Duke Energy Corp. is looking to expand renewable energy options for its commercial and industrial customers in South Carolina.
The Charlotte-based utility recently proposed a program to the South Carolina Public Service Commission that would allow its large business customers in the Palmetto State to receive “bill credits” for electricity generated by a solar site not located on their premises, according to a news release.
If approved by the Public Service Commision, the Green Source Advantage program would also enable participating customers to retain renewable energy certificates produced by their facility, the release said.
“We’ve received significant interest from our large commercial and industrial customers in offering programs that help them meet their sustainability goals,” said Kodwo Ghartey-Tagoe, Duke Energy’s South Carolina president, in the release. “The Green Source Advantage program will leverage renewable energy options to do just that.”
Duke’s proposed program will be offered to customers with large-scale power demands — 3 megawatts worth of demand for a single facility or a total of 5 megawatts of demand for multiple sites, according to the release.
The program, if approved, would provide up to a total of 150 megawatts (MW) of reserved renewable energy capacity statewide — 113 MW to customers of Duke Energy Carolinas, which primarily serves the Upstate, and 37 MW for customers of Duke Energy Progress, which primarily serves the Pee Dee region including Florence and Sumter counties, the release said.

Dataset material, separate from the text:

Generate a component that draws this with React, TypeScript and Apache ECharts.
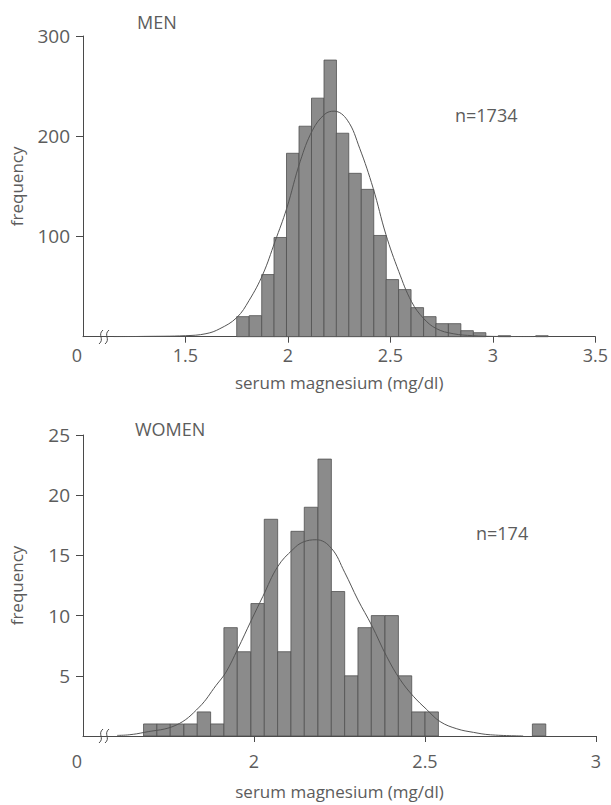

Under the program, participating customers would be required to negotiate power-purchase agreements with independent solar developers to buy energy from facilities within the same utility service.
Duke would then buy the power and distribute bill credits onto the customer, while ensuring “other customers are held financially neutral,” according to the company’s filing with the Public Service Commission.
The Green Source Advantage program builds on policy efforts to expand renewable energy in South Carolina, the release said.
South Carolina’s solar industry, for instance, has experienced rapid growth in recent years, largely due to the Distributed Energy Resource Program Act.
The act, which was passed by the House and Senate in 2014, allows the state’s electric utility companies to recover expenses incurred to install solar panels. In 2015, Duke announced that it was offering rebates to South Carolina customers to help offset the initial costs of installing solar on their property.
The program offers $1 per watt for customers who install systems up to 20 kilowatts on their property and for businesses that install systems up to 1 megawatt. More than 750 residential customers and 35 businesses have applied for solar rebates since 2015, creating more than 30 megawatts of solar power and $5 million in rebates.
Duke hit the state’s 2 percent net metering cap for residential solar earlier this year but has since filed a petition with the Public Service Commission to extend that cap through March 15, 2019.